## Start
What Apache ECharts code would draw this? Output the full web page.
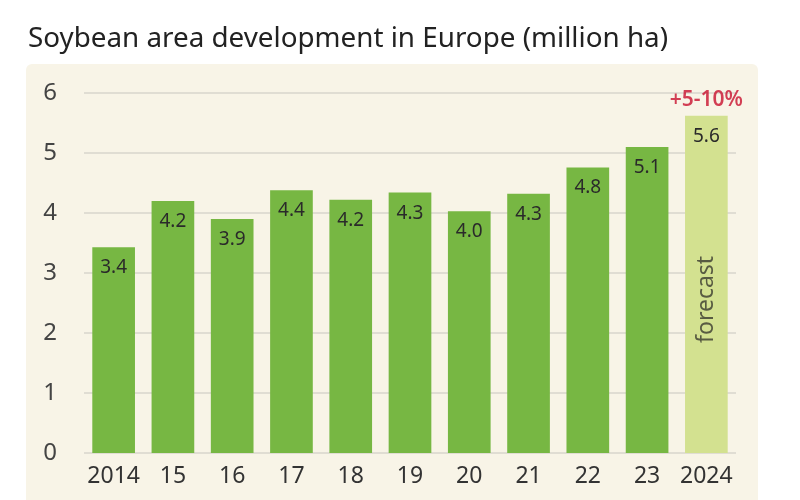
<!DOCTYPE html>
<html>
<head>
    <meta charset="utf-8">
    <title>Soybean area development in Europe</title>
    <script src="https://cdn.jsdelivr.net/npm/echarts@6/dist/echarts.min.js"></script>
    <style>
        html, body { margin: 0; padding: 0; background: #fff; }
    </style>
</head>
<body>
    <div id="main" style="width: 800px;height:500px;"></div>
    <script type="text/javascript">
        // data
        var years = ['2014', '15', '16', '17', '18', '19', '20', '21', '22', '23', '2024'];
        var area = [3.43, 4.2, 3.9, 4.38, 4.22, 4.34, 4.03, 4.32, 4.76, 5.1, 5.62];
        var forecastIndex = 10;
        var forecastNote = '+5-10%';
        var forecastText = 'forecast';

        var FONT = '"Noto Sans", sans-serif';
        var green = '#77b743';
        var lightGreen = '#d3e190';

        var dom = document.getElementById('main');
        var myChart = echarts.init(dom, null, { renderer: 'canvas' });

        var barData = area.map(function (v, i) {
            return {
                value: v,
                itemStyle: { color: i === forecastIndex ? lightGreen : green }
            };
        });

        var option = {
            backgroundColor: '#fff',
            animation: false,
            title: {
                text: 'Soybean area development in Europe (million ha)',
                left: 23,
                top: 20,
                textStyle: {
                    fontFamily: FONT,
                    fontSize: 27.8,
                    fontWeight: 'normal',
                    color: '#222'
                }
            },
            // cream panel behind the plot
            graphic: [{
                type: 'rect',
                left: 26,
                top: 64,
                z: -10,
                shape: { width: 732, height: 460, r: 6 },
                style: { fill: '#f8f4e7' }
            }],
            grid: {
                left: 84,
                right: 64,
                top: 93,
                bottom: 47,
                containLabel: false
            },
            xAxis: {
                type: 'category',
                data: years,
                axisLine: { show: false },
                axisTick: { show: false },
                axisLabel: {
                    interval: 0,
                    margin: 12,
                    fontFamily: FONT,
                    fontSize: 23,
                    color: '#333'
                }
            },
            yAxis: {
                type: 'value',
                min: 0,
                max: 6,
                interval: 1,
                axisLine: { show: false },
                axisTick: { show: false },
                axisLabel: {
                    margin: 27,
                    fontFamily: FONT,
                    fontSize: 24,
                    color: '#444'
                },
                splitLine: { lineStyle: { color: '#d9d6cc', width: 1.5 } }
            },
            series: [{
                type: 'bar',
                data: barData,
                barWidth: '72%',
                label: {
                    show: true,
                    position: 'insideTop',
                    distance: 11,
                    fontFamily: FONT,
                    fontSize: 19,
                    color: '#2a2a2a',
                    formatter: function (p) { return p.value.toFixed(1); }
                }
            }, {
                // annotations on the forecast bar
                type: 'scatter',
                symbolSize: 1,
                silent: true,
                itemStyle: { color: 'rgba(0,0,0,0)' },
                data: [{
                    value: [forecastIndex, area[forecastIndex]],
                    label: {
                        show: true,
                        position: 'top',
                        distance: 5,
                        formatter: forecastNote,
                        fontFamily: FONT,
                        fontSize: 21,
                        fontWeight: 600,
                        color: '#c8102e'
                    }
                }, {
                    value: [forecastIndex, 2.56],
                    label: {
                        show: true,
                        position: 'inside',
                        rotate: 90,
                        formatter: forecastText,
                        fontFamily: FONT,
                        fontSize: 23,
                        color: '#3a3a2e'
                    }
                }]
            }]
        };

        myChart.setOption(option, true);
    </script>
</body>
</html>
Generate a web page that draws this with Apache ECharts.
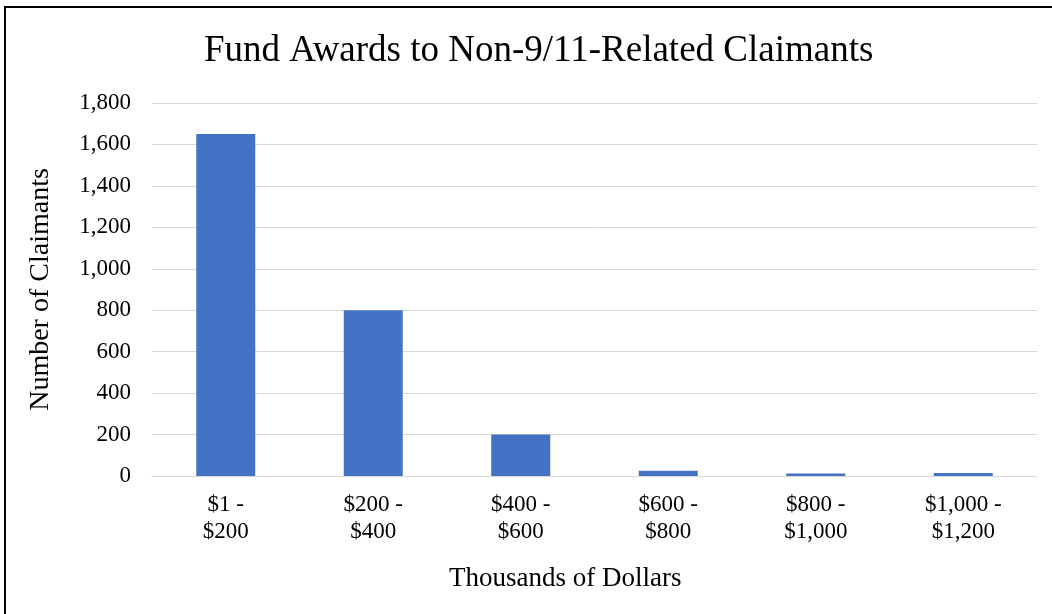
<!DOCTYPE html>
<html>
<head>
    <meta http-equiv="Content-Type" content="text/html; charset=utf-8">
    <title>Fund Awards to Non-9/11-Related Claimants</title>
    <script src="https://cdn.jsdelivr.net/npm/echarts@6/dist/echarts.min.js"></script>
    <style>
        html, body { margin: 0; padding: 0; background: #fff; overflow: hidden; }
        #frame { position: absolute; left: 4px; top: 6px; width: 1200px; height: 800px; border-left: 2px solid #000; border-top: 2px solid #000; }
        #main { position: absolute; left: 0; top: 0; width: 1052px; height: 614px; }
    </style>
</head>
<body>
    <div id="frame"></div>
    <div id="main"></div>
    <script type="text/javascript">
        var categories = ['$1 -\n$200', '$200 -\n$400', '$400 -\n$600', '$600 -\n$800', '$800 -\n$1,000', '$1,000 -\n$1,200'];
        var claimants = [1650, 800, 200, 25, 12, 14];

        var serif = '"Liberation Serif", "DejaVu Serif", serif';
        var chart = echarts.init(document.getElementById('main'));
        var option = {
            animation: false,
            title: {
                text: 'Fund Awards to Non-9/11-Related Claimants',
                left: 199,
                top: 28,
                textStyle: { fontFamily: serif, fontSize: 37, fontWeight: 'normal', color: '#000' }
            },
            graphic: [{
                type: 'text',
                left: 449,
                top: 565,
                style: { text: 'Thousands of Dollars', font: '27px ' + serif, fill: '#000' }
            }],
            grid: { left: 152, right: 15, top: 103, bottom: 138 },
            xAxis: {
                type: 'category',
                data: categories,
                axisLine: { lineStyle: { color: '#d9d9d9' } },
                axisTick: { show: false },
                axisLabel: { fontFamily: serif, fontSize: 23, color: '#000', lineHeight: 27, margin: 15 }
            },
            yAxis: {
                type: 'value',
                min: 0,
                max: 1800,
                interval: 200,
                name: 'Number of Claimants',
                nameLocation: 'middle',
                nameGap: 97,
                nameTextStyle: { fontFamily: serif, fontSize: 28, color: '#000' },
                splitLine: { lineStyle: { color: '#d9d9d9' } },
                axisLabel: {
                    fontFamily: serif, fontSize: 23, color: '#000', margin: 21,
                    formatter: function (v) { return v.toLocaleString('en-US'); }
                }
            },
            series: [{
                type: 'bar',
                data: claimants,
                barWidth: '40%',
                itemStyle: { color: '#4472C4' }
            }]
        };
        chart.setOption(option);
    </script>
</body>
</html>
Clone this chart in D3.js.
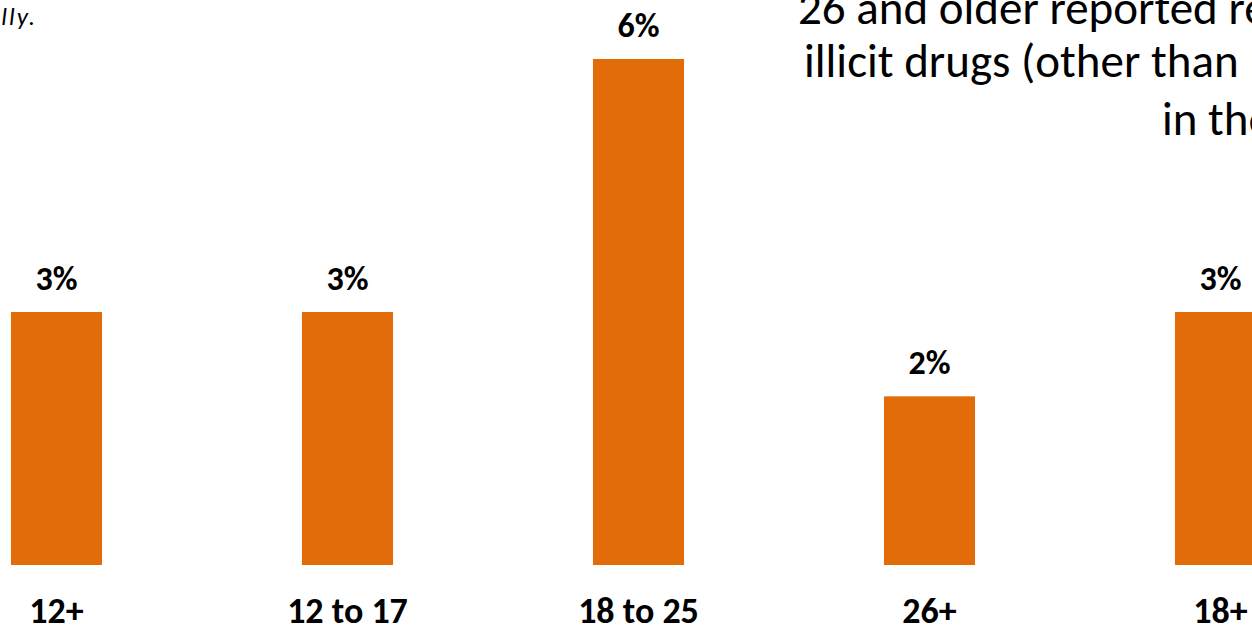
## End
Task prompt –
Retype each line of the listing above word for word. Exclude the pictures.

Result of the exercise –
What Apache ECharts code would draw this? Output the full web page.
<!DOCTYPE html>
<html>
<head>
    <meta charset="utf-8">
    <title>Soybean area development in Europe</title>
    <script src="https://cdn.jsdelivr.net/npm/echarts@6/dist/echarts.min.js"></script>
    <style>
        html, body { margin: 0; padding: 0; background: #fff; }
    </style>
</head>
<body>
    <div id="main" style="width: 800px;height:500px;"></div>
    <script type="text/javascript">
        // data
        var years = ['2014', '15', '16', '17', '18', '19', '20', '21', '22', '23', '2024'];
        var area = [3.43, 4.2, 3.9, 4.38, 4.22, 4.34, 4.03, 4.32, 4.76, 5.1, 5.62];
        var forecastIndex = 10;
        var forecastNote = '+5-10%';
        var forecastText = 'forecast';

        var FONT = '"Noto Sans", sans-serif';
        var green = '#77b743';
        var lightGreen = '#d3e190';

        var dom = document.getElementById('main');
        var myChart = echarts.init(dom, null, { renderer: 'canvas' });

        var barData = area.map(function (v, i) {
            return {
                value: v,
                itemStyle: { color: i === forecastIndex ? lightGreen : green }
            };
        });

        var option = {
            backgroundColor: '#fff',
            animation: false,
            title: {
                text: 'Soybean area development in Europe (million ha)',
                left: 23,
                top: 20,
                textStyle: {
                    fontFamily: FONT,
                    fontSize: 27.8,
                    fontWeight: 'normal',
                    color: '#222'
                }
            },
            // cream panel behind the plot
            graphic: [{
                type: 'rect',
                left: 26,
                top: 64,
                z: -10,
                shape: { width: 732, height: 460, r: 6 },
                style: { fill: '#f8f4e7' }
            }],
            grid: {
                left: 84,
                right: 64,
                top: 93,
                bottom: 47,
                containLabel: false
            },
            xAxis: {
                type: 'category',
                data: years,
                axisLine: { show: false },
                axisTick: { show: false },
                axisLabel: {
                    interval: 0,
                    margin: 12,
                    fontFamily: FONT,
                    fontSize: 23,
                    color: '#333'
                }
            },
            yAxis: {
                type: 'value',
                min: 0,
                max: 6,
                interval: 1,
                axisLine: { show: false },
                axisTick: { show: false },
                axisLabel: {
                    margin: 27,
                    fontFamily: FONT,
                    fontSize: 24,
                    color: '#444'
                },
                splitLine: { lineStyle: { color: '#d9d6cc', width: 1.5 } }
            },
            series: [{
                type: 'bar',
                data: barData,
                barWidth: '72%',
                label: {
                    show: true,
                    position: 'insideTop',
                    distance: 11,
                    fontFamily: FONT,
                    fontSize: 19,
                    color: '#2a2a2a',
                    formatter: function (p) { return p.value.toFixed(1); }
                }
            }, {
                // annotations on the forecast bar
                type: 'scatter',
                symbolSize: 1,
                silent: true,
                itemStyle: { color: 'rgba(0,0,0,0)' },
                data: [{
                    value: [forecastIndex, area[forecastIndex]],
                    label: {
                        show: true,
                        position: 'top',
                        distance: 5,
                        formatter: forecastNote,
                        fontFamily: FONT,
                        fontSize: 21,
                        fontWeight: 600,
                        color: '#c8102e'
                    }
                }, {
                    value: [forecastIndex, 2.56],
                    label: {
                        show: true,
                        position: 'inside',
                        rotate: 90,
                        formatter: forecastText,
                        fontFamily: FONT,
                        fontSize: 23,
                        color: '#3a3a2e'
                    }
                }]
            }]
        };

        myChart.setOption(option, true);
    </script>
</body>
</html>
Generate a web page that draws this with Apache ECharts.
<!DOCTYPE html>
<html>
<head>
    <meta http-equiv="Content-Type" content="text/html; charset=utf-8">
    <title>Fund Awards to Non-9/11-Related Claimants</title>
    <script src="https://cdn.jsdelivr.net/npm/echarts@6/dist/echarts.min.js"></script>
    <style>
        html, body { margin: 0; padding: 0; background: #fff; overflow: hidden; }
        #frame { position: absolute; left: 4px; top: 6px; width: 1200px; height: 800px; border-left: 2px solid #000; border-top: 2px solid #000; }
        #main { position: absolute; left: 0; top: 0; width: 1052px; height: 614px; }
    </style>
</head>
<body>
    <div id="frame"></div>
    <div id="main"></div>
    <script type="text/javascript">
        var categories = ['$1 -\n$200', '$200 -\n$400', '$400 -\n$600', '$600 -\n$800', '$800 -\n$1,000', '$1,000 -\n$1,200'];
        var claimants = [1650, 800, 200, 25, 12, 14];

        var serif = '"Liberation Serif", "DejaVu Serif", serif';
        var chart = echarts.init(document.getElementById('main'));
        var option = {
            animation: false,
            title: {
                text: 'Fund Awards to Non-9/11-Related Claimants',
                left: 199,
                top: 28,
                textStyle: { fontFamily: serif, fontSize: 37, fontWeight: 'normal', color: '#000' }
            },
            graphic: [{
                type: 'text',
                left: 449,
                top: 565,
                style: { text: 'Thousands of Dollars', font: '27px ' + serif, fill: '#000' }
            }],
            grid: { left: 152, right: 15, top: 103, bottom: 138 },
            xAxis: {
                type: 'category',
                data: categories,
                axisLine: { lineStyle: { color: '#d9d9d9' } },
                axisTick: { show: false },
                axisLabel: { fontFamily: serif, fontSize: 23, color: '#000', lineHeight: 27, margin: 15 }
            },
            yAxis: {
                type: 'value',
                min: 0,
                max: 1800,
                interval: 200,
                name: 'Number of Claimants',
                nameLocation: 'middle',
                nameGap: 97,
                nameTextStyle: { fontFamily: serif, fontSize: 28, color: '#000' },
                splitLine: { lineStyle: { color: '#d9d9d9' } },
                axisLabel: {
                    fontFamily: serif, fontSize: 23, color: '#000', margin: 21,
                    formatter: function (v) { return v.toLocaleString('en-US'); }
                }
            },
            series: [{
                type: 'bar',
                data: claimants,
                barWidth: '40%',
                itemStyle: { color: '#4472C4' }
            }]
        };
        chart.setOption(option);
    </script>
</body>
</html>
Clone this chart in D3.js.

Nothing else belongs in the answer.